** Start of GIVEN RECORDS **

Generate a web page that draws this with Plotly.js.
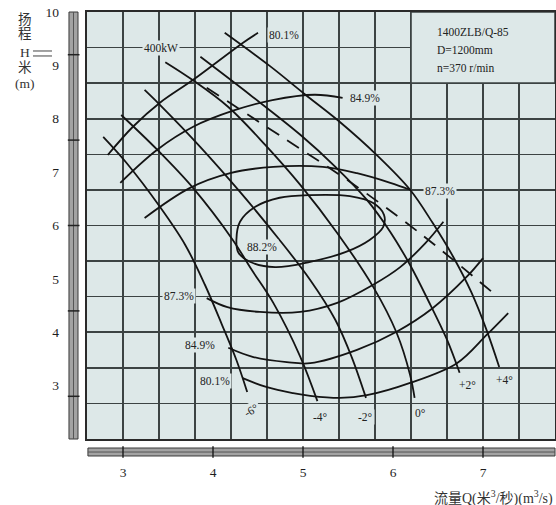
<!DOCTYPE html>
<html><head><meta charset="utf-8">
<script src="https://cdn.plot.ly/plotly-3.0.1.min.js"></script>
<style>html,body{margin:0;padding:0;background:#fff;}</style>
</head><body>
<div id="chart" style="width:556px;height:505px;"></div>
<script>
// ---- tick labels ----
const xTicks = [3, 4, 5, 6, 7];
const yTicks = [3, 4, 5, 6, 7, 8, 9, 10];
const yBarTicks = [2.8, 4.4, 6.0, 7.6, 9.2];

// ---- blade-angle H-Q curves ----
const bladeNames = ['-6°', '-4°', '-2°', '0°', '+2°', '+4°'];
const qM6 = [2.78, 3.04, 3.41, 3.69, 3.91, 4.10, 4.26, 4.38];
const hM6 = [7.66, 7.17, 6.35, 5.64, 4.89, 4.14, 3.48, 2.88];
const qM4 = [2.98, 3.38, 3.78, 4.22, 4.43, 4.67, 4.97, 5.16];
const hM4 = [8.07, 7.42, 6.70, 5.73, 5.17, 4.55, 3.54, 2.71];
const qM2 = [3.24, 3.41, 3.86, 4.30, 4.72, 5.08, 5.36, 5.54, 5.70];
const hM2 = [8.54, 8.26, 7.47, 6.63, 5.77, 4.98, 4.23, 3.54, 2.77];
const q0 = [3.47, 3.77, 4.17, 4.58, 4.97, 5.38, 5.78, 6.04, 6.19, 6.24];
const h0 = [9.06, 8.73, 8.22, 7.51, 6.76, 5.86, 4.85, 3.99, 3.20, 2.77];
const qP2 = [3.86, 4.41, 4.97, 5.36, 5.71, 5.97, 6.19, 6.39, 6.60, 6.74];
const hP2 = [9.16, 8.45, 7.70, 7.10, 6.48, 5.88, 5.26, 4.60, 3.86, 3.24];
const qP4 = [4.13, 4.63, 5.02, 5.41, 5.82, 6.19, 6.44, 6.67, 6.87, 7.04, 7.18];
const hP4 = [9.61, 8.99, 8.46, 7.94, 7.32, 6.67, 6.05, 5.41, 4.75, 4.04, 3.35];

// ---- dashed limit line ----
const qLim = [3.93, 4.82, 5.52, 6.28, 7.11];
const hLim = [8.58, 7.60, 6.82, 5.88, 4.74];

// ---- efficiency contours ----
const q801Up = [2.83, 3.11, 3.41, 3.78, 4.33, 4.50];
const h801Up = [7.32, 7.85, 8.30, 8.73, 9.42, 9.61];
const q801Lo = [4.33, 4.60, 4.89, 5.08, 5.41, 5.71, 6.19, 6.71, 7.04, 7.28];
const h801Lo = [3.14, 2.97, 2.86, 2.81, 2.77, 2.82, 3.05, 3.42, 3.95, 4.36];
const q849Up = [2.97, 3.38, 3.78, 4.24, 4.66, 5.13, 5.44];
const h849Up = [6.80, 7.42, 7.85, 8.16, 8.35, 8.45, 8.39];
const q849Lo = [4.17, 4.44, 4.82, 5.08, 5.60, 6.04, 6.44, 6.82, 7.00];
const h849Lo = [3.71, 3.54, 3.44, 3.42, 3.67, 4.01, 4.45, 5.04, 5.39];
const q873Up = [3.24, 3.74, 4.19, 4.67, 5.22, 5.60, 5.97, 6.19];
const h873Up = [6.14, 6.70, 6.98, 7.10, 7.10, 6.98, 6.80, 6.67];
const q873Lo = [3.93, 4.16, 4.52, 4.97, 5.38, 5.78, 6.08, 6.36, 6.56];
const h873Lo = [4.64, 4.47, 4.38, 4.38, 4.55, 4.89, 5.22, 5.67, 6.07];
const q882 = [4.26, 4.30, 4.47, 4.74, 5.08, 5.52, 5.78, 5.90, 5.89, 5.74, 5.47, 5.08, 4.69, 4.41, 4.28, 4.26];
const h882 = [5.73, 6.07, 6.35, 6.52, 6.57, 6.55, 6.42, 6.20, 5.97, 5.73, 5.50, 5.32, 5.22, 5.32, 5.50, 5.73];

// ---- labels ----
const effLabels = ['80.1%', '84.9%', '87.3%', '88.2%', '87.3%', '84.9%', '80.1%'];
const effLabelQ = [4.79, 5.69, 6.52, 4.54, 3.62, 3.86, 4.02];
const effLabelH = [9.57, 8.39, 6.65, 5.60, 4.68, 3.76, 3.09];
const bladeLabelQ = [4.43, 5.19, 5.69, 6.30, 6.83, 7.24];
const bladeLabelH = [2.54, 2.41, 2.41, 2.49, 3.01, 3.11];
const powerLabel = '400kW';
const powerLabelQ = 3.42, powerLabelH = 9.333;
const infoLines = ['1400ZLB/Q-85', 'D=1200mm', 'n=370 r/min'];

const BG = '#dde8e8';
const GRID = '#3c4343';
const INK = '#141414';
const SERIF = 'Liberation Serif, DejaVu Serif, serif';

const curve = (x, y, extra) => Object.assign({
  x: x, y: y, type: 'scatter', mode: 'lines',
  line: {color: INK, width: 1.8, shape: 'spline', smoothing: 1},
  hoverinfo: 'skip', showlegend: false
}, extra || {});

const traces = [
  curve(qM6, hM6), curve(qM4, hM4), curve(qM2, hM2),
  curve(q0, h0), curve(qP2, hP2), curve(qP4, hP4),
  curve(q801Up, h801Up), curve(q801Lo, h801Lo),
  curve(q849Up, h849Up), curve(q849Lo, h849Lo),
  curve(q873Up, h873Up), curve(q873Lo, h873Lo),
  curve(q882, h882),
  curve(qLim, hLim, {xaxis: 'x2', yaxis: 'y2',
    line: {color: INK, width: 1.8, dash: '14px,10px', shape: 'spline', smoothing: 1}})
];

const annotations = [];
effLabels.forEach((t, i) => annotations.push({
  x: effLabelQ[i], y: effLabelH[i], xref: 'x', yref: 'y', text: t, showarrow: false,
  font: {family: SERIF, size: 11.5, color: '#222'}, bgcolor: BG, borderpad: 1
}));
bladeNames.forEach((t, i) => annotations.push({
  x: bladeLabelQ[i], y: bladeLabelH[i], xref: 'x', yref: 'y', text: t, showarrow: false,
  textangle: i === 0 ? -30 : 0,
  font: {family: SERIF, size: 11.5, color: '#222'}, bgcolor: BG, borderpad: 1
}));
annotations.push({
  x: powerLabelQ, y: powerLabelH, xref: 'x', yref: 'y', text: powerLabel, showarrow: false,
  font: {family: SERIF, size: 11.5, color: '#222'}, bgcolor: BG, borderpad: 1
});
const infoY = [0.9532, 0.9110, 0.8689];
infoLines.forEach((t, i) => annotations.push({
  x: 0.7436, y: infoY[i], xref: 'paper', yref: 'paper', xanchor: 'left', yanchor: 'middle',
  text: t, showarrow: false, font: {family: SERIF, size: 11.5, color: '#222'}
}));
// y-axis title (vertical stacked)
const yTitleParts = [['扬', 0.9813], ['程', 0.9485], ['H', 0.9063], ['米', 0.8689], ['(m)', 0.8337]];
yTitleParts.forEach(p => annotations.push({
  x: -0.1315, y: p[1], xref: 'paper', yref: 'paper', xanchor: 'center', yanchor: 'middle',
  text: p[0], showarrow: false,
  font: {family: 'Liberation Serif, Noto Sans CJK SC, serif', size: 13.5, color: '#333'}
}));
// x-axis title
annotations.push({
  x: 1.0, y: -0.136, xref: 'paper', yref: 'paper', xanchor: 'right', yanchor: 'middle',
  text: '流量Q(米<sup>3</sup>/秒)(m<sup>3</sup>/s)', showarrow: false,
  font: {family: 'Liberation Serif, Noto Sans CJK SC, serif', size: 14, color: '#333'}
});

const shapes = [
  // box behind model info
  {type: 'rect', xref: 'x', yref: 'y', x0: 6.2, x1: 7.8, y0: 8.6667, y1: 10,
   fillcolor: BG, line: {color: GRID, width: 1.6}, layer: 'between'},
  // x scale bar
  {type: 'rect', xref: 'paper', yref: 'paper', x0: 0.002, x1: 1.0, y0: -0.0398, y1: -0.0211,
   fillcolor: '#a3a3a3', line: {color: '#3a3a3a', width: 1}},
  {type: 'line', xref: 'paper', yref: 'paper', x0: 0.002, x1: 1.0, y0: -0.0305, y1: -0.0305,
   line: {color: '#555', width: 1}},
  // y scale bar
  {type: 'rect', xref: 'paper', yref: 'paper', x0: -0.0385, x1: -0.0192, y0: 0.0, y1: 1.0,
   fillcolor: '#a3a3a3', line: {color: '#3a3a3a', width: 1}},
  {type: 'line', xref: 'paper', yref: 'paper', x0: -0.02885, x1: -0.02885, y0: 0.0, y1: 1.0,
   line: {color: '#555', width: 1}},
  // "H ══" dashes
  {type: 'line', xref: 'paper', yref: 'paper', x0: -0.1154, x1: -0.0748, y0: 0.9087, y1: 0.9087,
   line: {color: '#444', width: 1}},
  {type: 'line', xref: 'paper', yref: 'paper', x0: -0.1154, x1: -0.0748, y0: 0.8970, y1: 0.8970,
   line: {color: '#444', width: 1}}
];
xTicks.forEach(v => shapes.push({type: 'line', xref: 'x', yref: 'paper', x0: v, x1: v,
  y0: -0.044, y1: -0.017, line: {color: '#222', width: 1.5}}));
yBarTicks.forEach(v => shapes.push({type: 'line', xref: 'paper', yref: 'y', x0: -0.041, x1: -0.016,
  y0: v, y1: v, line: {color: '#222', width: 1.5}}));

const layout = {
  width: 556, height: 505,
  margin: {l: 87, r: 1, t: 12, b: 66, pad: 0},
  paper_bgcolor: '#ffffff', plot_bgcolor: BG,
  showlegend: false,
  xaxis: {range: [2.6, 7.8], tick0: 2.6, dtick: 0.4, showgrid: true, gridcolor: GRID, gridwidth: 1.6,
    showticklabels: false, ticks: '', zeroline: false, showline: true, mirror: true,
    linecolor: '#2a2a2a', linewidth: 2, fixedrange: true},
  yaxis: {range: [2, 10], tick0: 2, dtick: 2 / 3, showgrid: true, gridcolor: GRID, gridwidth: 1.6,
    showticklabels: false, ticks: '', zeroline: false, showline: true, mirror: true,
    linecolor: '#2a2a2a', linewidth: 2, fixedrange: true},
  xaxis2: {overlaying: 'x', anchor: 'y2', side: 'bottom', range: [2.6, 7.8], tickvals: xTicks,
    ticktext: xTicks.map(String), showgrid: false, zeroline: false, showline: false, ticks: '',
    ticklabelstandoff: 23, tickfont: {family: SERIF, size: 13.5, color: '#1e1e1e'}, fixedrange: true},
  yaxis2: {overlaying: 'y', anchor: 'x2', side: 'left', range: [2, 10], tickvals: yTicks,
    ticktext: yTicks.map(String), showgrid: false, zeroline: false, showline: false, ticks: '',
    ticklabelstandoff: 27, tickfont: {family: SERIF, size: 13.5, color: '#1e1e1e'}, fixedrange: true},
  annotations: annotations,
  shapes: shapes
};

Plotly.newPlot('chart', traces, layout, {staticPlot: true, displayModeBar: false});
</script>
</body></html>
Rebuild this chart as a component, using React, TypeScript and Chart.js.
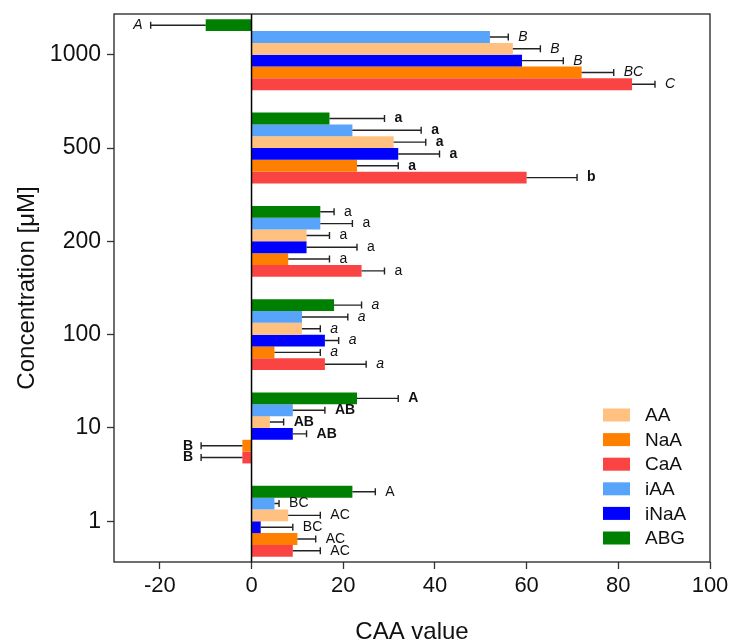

** End of GIVEN RECORDS **

▸ **PROBLEM REQUIREMENTS**: Copy nothing but the lines from the first one in the listing through the line with "const hLim = [8.58, 7.60, 6.82, 5.88, 4.74];", and omit the pictures.

▸ **WRITTEN ANSWER**:
Generate a web page that draws this with Plotly.js.
<!DOCTYPE html>
<html><head><meta charset="utf-8">
<script src="https://cdn.plot.ly/plotly-3.0.1.min.js"></script>
<style>html,body{margin:0;padding:0;background:#fff;}</style>
</head><body>
<div id="chart" style="width:556px;height:505px;"></div>
<script>
// ---- tick labels ----
const xTicks = [3, 4, 5, 6, 7];
const yTicks = [3, 4, 5, 6, 7, 8, 9, 10];
const yBarTicks = [2.8, 4.4, 6.0, 7.6, 9.2];

// ---- blade-angle H-Q curves ----
const bladeNames = ['-6°', '-4°', '-2°', '0°', '+2°', '+4°'];
const qM6 = [2.78, 3.04, 3.41, 3.69, 3.91, 4.10, 4.26, 4.38];
const hM6 = [7.66, 7.17, 6.35, 5.64, 4.89, 4.14, 3.48, 2.88];
const qM4 = [2.98, 3.38, 3.78, 4.22, 4.43, 4.67, 4.97, 5.16];
const hM4 = [8.07, 7.42, 6.70, 5.73, 5.17, 4.55, 3.54, 2.71];
const qM2 = [3.24, 3.41, 3.86, 4.30, 4.72, 5.08, 5.36, 5.54, 5.70];
const hM2 = [8.54, 8.26, 7.47, 6.63, 5.77, 4.98, 4.23, 3.54, 2.77];
const q0 = [3.47, 3.77, 4.17, 4.58, 4.97, 5.38, 5.78, 6.04, 6.19, 6.24];
const h0 = [9.06, 8.73, 8.22, 7.51, 6.76, 5.86, 4.85, 3.99, 3.20, 2.77];
const qP2 = [3.86, 4.41, 4.97, 5.36, 5.71, 5.97, 6.19, 6.39, 6.60, 6.74];
const hP2 = [9.16, 8.45, 7.70, 7.10, 6.48, 5.88, 5.26, 4.60, 3.86, 3.24];
const qP4 = [4.13, 4.63, 5.02, 5.41, 5.82, 6.19, 6.44, 6.67, 6.87, 7.04, 7.18];
const hP4 = [9.61, 8.99, 8.46, 7.94, 7.32, 6.67, 6.05, 5.41, 4.75, 4.04, 3.35];

// ---- dashed limit line ----
const qLim = [3.93, 4.82, 5.52, 6.28, 7.11];
const hLim = [8.58, 7.60, 6.82, 5.88, 4.74];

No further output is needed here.